US-based International Food Policy Research Institute (IFPRI) is part of a global network which looks into agriculture and food security issues in developing countries. Dr Shenggen Fan, director general of IFPRI, speaks to FE’s Sandip Das on the challenges faced by small farmers in India.
What would be your suggestion to the new government for rejuvenating the agriculture sector which employs a large chunk of the country’s population?
In India, as the economy is growing, the non-farm sector is booming. This provides a great opportunity for small holders to move out of the farming sector. Once they move out they can enjoy a high income and the farmers left behind can consolidate their operations through greater size of land holding. This we call the ‘Move out and Move up’ strategy. If farmers with small holdings get good opportunities in cities, they should move out and the government should facilitate that process. This transformation has happened in China. To do that, the government needs to ensure that such farmers have their rights over their land intact. Do not change ownership of land. Because after moving into cities, if the small holders want to return to agriculture they should be allowed their land as a social security net.

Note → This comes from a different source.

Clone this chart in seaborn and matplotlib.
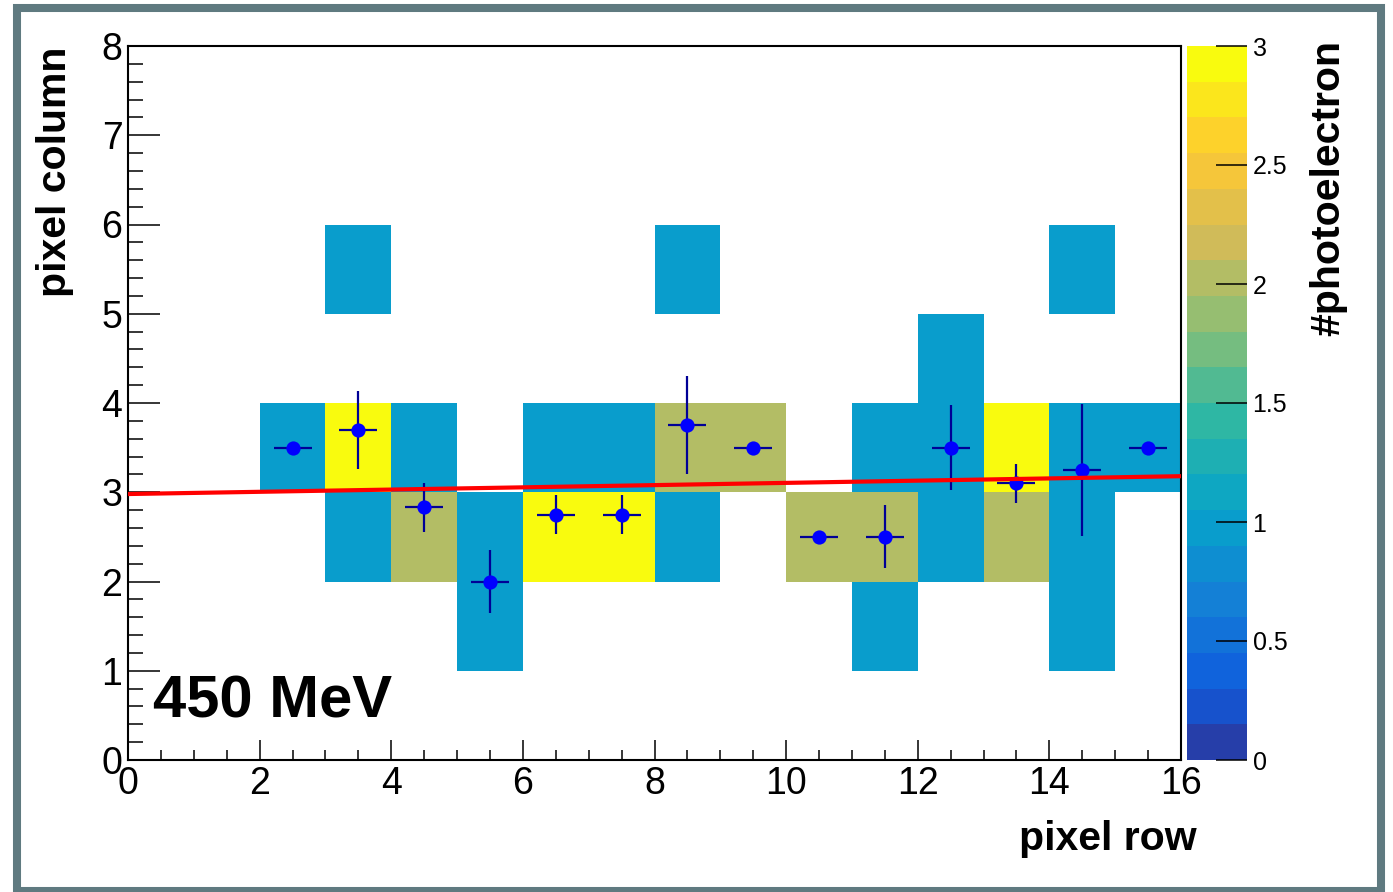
import numpy as np
import pandas as pd
import matplotlib
matplotlib.use("Agg")
import matplotlib.pyplot as plt
import seaborn as sns
from matplotlib.colors import ListedColormap
from matplotlib.patches import Rectangle

# ---------------- data ----------------
cell_x = [2, 3, 3, 3, 4, 4, 5, 5, 6, 6, 7, 7, 8, 8, 8, 9, 10, 11, 11, 11,
          12, 12, 12, 13, 13, 14, 14, 14, 14, 15]
cell_y = [3, 5, 3, 2, 3, 2, 2, 1, 3, 2, 3, 2, 5, 3, 2, 3, 2, 3, 2, 1,
          4, 3, 2, 3, 2, 5, 3, 2, 1, 3]
cell_val = [1, 1, 3, 1, 1, 2, 1, 1, 1, 3, 1, 3, 1, 2, 1, 2, 2, 1, 2, 1,
            1, 1, 1, 3, 2, 1, 1, 1, 1, 1]

pt_x = [2.5, 3.5, 4.5, 5.5, 6.5, 7.5, 8.5, 9.5, 10.5, 11.5, 12.5, 13.5, 14.5, 15.5]
pt_y = [3.5, 3.7, 2.83, 2.0, 2.75, 2.75, 3.75, 3.5, 2.5, 2.5, 3.5, 3.1, 3.25, 3.5]
pt_yerr = [0.0, 0.435, 0.27, 0.353, 0.218, 0.218, 0.55, 0.0, 0.0, 0.353, 0.474, 0.218, 0.74, 0.0]
pt_xerr = [0.2887] * 14

fit_intercept = 2.98
fit_slope = 0.0125
fit_range = [0.0, 16.0]

x_ticks = [0, 2, 4, 6, 8, 10, 12, 14, 16]
y_ticks = [0, 1, 2, 3, 4, 5, 6, 7, 8]
z_ticks = [0, 0.5, 1, 1.5, 2, 2.5, 3]
z_labels = ["0", "0.5", "1", "1.5", "2", "2.5", "3"]

# ---------------- style ----------------
plt.rcParams['font.family'] = ['Liberation Sans', 'DejaVu Sans']
W, H = 1393, 892
fig = plt.figure(figsize=(W / 100, H / 100), dpi=100)

def fx(px):
    return px / W

def fy(py):
    return 1 - py / H

ax = fig.add_axes([fx(128), fy(760), fx(1181 - 128), (760 - 46) / H])
cax = fig.add_axes([fx(1187), fy(760), fx(60), (760 - 46) / H])

# ROOT kBird palette, 20 contour bands
stops = [0.0, 0.125, 0.25, 0.375, 0.5, 0.625, 0.75, 0.875, 1.0]
red = [0.2082, 0.0592, 0.0780, 0.0232, 0.1802, 0.5301, 0.8186, 0.9956, 0.9764]
green = [0.1664, 0.3599, 0.5041, 0.6419, 0.7178, 0.7492, 0.7328, 0.7862, 0.9832]
blue = [0.5293, 0.8684, 0.8385, 0.7914, 0.6425, 0.4662, 0.3499, 0.1968, 0.0539]
nb = 20
fr = [(i + 0.99) / nb for i in range(nb)]
cols = [(np.interp(f, stops, red), np.interp(f, stops, green), np.interp(f, stops, blue)) for f in fr]
cmap = ListedColormap(cols)

# ---------------- heatmap ----------------
df = pd.DataFrame({"x": cell_x, "y": cell_y, "v": cell_val})
grid = df.pivot(index="y", columns="x", values="v").reindex(index=range(8), columns=range(16))

sns.heatmap(grid, cmap=cmap, vmin=0, vmax=3, ax=ax, cbar_ax=cax,
            xticklabels=False, yticklabels=False)
ax.set_xlim(0, 16)
ax.set_ylim(0, 8)
for s in ax.spines.values():
    s.set_visible(True)
    s.set_linewidth(1.5)
    s.set_color('black')

# fit line
fx_line = np.array(fit_range)
fy_line = fit_intercept + fit_slope * fx_line

# points with error bars
ax.errorbar(pt_x, pt_y, xerr=pt_xerr, yerr=pt_yerr, fmt='none',
            ecolor='#000096', elinewidth=1.6, capsize=0, zorder=3)
sns.scatterplot(x=pt_x, y=pt_y, color='#0000ff', s=105, linewidth=0, ax=ax, zorder=4, legend=False)
sns.lineplot(x=fx_line, y=fy_line, color='#ff0000', linewidth=3, ax=ax, zorder=5, legend=False)

# axes ticks
ax.set_xticks(x_ticks)
ax.set_xticklabels([str(t) for t in x_ticks])
ax.set_yticks(y_ticks)
ax.set_yticklabels([str(t) for t in y_ticks])
ax.set_xticks(np.arange(0, 16.01, 0.5), minor=True)
ax.set_yticks(np.arange(0, 8.01, 0.2), minor=True)
ax.tick_params(axis='x', which='major', direction='in', length=14.5, width=1.1,
               labelsize=27, pad=4, top=False, bottom=True, labelrotation=0)
ax.tick_params(axis='x', which='minor', direction='in', length=7.2, width=1.1, top=False)
ax.tick_params(axis='y', which='major', direction='in', length=23, width=1.1,
               labelsize=27, pad=4, right=False, left=True, labelrotation=0)
ax.tick_params(axis='y', which='minor', direction='in', length=11, width=1.1, right=False)
ax.set_xlabel("")
ax.set_ylabel("")

# colorbar
cax.set_ylim(0, 3)
cax.set_yticks(z_ticks)
cax.set_yticklabels(z_labels)
cax.yaxis.set_ticks_position('right')
cax.tick_params(axis='y', direction='in', length=22, width=1.1, labelsize=18, pad=4)
cax.minorticks_off()

# labels
fig.text(fx(55), fy(47), "pixel column", rotation=90, ha='center', va='top',
         fontsize=29.5, fontweight='bold')
fig.text(fx(1197), fy(839), "pixel row", ha='right', va='center',
         fontsize=29.5, fontweight='bold')
fig.text(fx(1328), fy(40), "#photoelectron", rotation=90, ha='center', va='top',
         fontsize=29.5, fontweight='bold')
fig.text(fx(153), fy(718), "450 MeV", ha='left', va='baseline',
         fontsize=43, fontweight='bold')

# outer frame
fig.patches.append(Rectangle((fx(17), fy(891)), fx(1381 - 17), (891 - 8) / H,
                             transform=fig.transFigure, fill=False,
                             edgecolor='#5f7a80', linewidth=5.8))

fig.savefig("out.png", dpi=100)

Indian conditions of farmers and size of landholding are diverse. How would the government approach this sensitive issue of shifting a chunk of population out of agriculture?
Both China and India have been growing at 8% annually in the last many years and even the current growth rate of around 5% is good. We will continue to see people moving out of villages to cities, to non-farm sectors, even overseas in a developing economy like India. The government needs to support those left behind in villages in managing bigger operations, so they can get enough income from the agriculture sector. The government should support these farmers in growing high value crops such as fruits and vegetables instead of rice and wheat.

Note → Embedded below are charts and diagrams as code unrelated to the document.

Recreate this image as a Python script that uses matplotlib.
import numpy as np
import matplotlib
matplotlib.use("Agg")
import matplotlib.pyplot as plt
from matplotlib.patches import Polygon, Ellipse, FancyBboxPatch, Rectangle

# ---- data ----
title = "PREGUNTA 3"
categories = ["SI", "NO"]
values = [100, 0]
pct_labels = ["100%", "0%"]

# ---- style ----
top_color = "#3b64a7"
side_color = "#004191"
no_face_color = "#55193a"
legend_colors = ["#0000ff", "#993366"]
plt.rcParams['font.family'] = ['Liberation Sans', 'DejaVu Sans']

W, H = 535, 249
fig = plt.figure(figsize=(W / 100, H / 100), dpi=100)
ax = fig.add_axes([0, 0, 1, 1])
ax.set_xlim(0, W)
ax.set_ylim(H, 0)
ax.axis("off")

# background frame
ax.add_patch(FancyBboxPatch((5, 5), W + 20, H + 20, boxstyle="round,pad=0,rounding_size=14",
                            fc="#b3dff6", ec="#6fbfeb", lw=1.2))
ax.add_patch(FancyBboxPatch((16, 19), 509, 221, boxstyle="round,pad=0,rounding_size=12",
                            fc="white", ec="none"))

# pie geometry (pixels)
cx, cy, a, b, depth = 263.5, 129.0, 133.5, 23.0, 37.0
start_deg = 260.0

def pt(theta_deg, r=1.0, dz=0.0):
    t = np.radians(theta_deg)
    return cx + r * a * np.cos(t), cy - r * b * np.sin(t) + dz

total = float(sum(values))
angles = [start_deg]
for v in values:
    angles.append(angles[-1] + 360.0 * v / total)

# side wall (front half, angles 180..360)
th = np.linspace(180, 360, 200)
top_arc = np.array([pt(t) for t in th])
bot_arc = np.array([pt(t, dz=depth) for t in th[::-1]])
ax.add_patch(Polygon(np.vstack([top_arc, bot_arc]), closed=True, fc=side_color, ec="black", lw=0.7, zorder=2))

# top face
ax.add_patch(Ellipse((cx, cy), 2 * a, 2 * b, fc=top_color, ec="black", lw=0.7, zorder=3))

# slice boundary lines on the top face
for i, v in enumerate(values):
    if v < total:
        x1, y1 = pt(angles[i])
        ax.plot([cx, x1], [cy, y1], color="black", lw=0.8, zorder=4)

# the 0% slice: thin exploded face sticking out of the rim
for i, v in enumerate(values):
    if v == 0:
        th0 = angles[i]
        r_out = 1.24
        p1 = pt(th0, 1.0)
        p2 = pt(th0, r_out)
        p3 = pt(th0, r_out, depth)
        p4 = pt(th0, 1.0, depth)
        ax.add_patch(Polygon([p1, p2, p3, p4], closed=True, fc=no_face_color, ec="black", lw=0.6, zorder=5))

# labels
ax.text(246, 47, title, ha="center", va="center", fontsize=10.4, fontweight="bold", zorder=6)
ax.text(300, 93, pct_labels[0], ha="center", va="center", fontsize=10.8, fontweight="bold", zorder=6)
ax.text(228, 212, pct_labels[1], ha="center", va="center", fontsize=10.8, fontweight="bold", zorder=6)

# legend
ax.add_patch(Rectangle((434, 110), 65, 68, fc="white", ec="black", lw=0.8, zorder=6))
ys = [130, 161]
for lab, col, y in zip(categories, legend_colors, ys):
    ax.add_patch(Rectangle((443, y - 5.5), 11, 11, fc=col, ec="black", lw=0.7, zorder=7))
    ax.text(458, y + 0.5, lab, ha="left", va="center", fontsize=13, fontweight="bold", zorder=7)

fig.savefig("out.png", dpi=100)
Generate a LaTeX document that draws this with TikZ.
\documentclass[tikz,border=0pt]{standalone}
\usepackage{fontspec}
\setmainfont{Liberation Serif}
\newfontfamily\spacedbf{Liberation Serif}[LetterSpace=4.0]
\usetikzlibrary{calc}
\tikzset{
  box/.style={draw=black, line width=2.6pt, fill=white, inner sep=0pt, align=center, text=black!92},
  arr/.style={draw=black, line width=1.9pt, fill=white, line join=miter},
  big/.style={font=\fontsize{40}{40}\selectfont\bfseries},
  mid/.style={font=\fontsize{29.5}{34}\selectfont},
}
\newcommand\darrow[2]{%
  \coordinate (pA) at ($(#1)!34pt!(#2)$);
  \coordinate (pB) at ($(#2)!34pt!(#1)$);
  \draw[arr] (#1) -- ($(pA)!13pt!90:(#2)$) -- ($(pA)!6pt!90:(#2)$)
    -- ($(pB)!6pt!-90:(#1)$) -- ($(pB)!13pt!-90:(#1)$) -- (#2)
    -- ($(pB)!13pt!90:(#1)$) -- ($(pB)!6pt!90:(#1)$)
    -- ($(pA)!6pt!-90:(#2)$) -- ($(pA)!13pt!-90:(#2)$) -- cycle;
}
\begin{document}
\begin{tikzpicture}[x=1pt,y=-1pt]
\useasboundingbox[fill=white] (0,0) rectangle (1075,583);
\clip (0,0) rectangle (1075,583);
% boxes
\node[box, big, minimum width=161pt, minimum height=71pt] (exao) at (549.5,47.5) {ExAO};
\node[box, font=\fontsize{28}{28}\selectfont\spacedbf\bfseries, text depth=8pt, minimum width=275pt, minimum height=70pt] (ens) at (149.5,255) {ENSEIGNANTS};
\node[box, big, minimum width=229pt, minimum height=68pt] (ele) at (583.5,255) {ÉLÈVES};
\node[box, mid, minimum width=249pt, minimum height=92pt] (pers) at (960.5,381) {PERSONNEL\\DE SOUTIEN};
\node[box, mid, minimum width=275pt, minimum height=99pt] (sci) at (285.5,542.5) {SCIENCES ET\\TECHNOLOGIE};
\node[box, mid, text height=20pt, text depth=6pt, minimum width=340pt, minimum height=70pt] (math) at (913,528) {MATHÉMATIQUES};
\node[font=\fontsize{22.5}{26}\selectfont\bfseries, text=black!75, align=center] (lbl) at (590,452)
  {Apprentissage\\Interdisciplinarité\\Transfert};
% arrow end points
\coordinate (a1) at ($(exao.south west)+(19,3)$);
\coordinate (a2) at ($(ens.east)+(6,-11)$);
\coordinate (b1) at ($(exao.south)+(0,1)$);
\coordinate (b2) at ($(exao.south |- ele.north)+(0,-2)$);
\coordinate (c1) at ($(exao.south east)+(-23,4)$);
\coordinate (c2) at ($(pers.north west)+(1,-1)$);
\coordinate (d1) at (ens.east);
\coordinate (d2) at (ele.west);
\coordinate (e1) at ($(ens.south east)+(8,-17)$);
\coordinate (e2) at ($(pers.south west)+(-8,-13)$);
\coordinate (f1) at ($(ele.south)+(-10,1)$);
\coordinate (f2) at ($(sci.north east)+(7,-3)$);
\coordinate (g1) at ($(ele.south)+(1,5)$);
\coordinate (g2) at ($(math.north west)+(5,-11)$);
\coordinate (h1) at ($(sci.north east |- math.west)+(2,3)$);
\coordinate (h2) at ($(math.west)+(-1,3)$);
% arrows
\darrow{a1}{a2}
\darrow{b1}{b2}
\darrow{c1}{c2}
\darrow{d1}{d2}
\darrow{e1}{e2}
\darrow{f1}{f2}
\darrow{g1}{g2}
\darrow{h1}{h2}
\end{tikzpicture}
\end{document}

Are you suggesting that India cut down its rice production as it has already emerged as the biggest exporter of rice in the world?

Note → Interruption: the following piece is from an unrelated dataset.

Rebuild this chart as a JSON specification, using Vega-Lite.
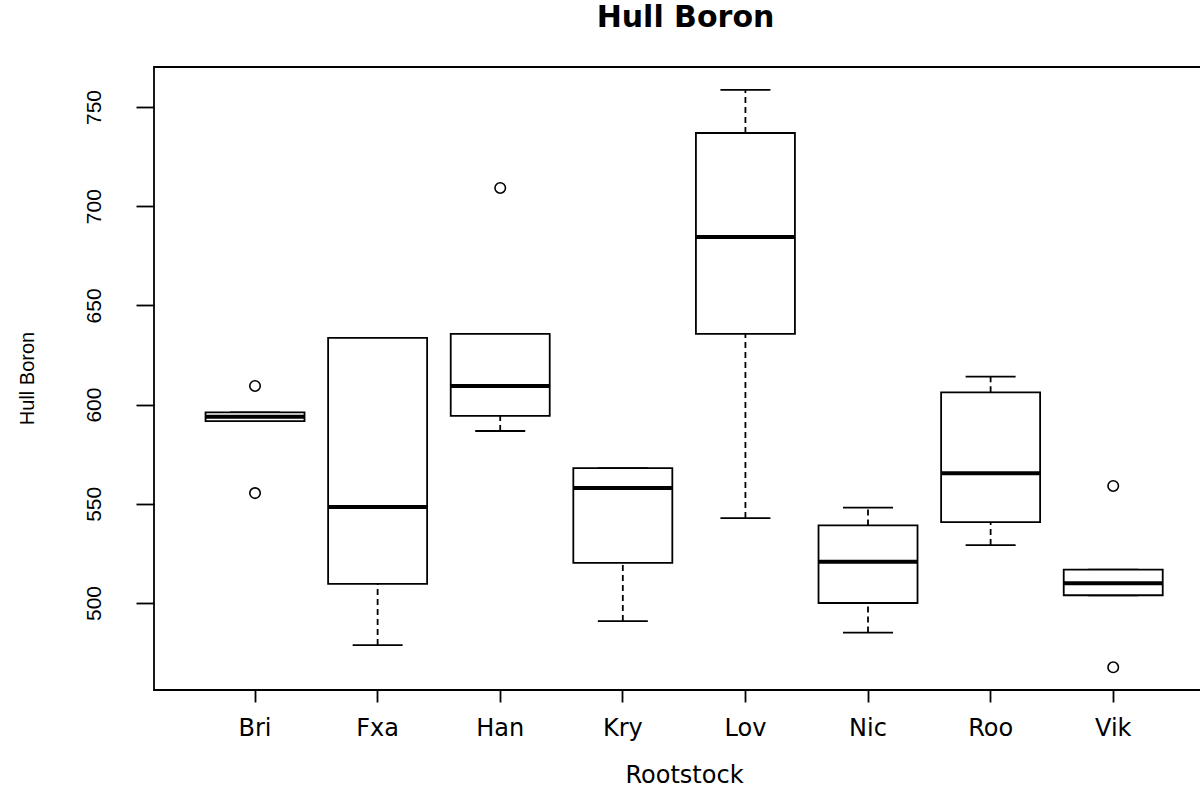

If India needs to focus on providing nutritional food to a large mass of people, it must change its policy of supporting farmers with minimum support price for growing only rice and wheat. This policy is biased in favour of cereals. Instead, the support price should be towards fruits, vegetables, dairy and animal products. This bias should be removed and inefficient subsidies should be phased out. Fertiliser, water and power subsidies should be removed so that money saved by reducing subsidies can be invested in better marketing infrastructure, value chain and logistics for ensuring better distribution and marketing of fruits, vegetables, dairy and meat products. The subsidies should be focused towards more nutritious food production. Nutritional food is the key now because a country like India has enough cereal production to support a large number of people.
Nutritional growth of a large population helps in economic growth. The current policy does not pay enough attention to the nutritional aspect; it only provides attention to raising foodgrain output. The focus is on producing more rice and wheat and exporting it while a large number of children have stunted growth and women are malnourished because of nutritional deficiency. Even FAO data indicates there is a large population that does not have access to adequate foodgrain. There is the issue of hidden hunger. Lack of micro-nutrients and vitamins is equally damaging to human growth. And a large population does not get enough nutrition. Another challenge India faces is overnutrition.
You have also said India loses a chunk of GDP growth to malnutrition.
Proper nutrition aid productivity and health. India is losing 2-3% of GDP on the hunger issue. Studies have shown that every rupee invested in addressing undernourishment will give R30 to the economy. Addressing malnourishment is a rights, moral and economic issue.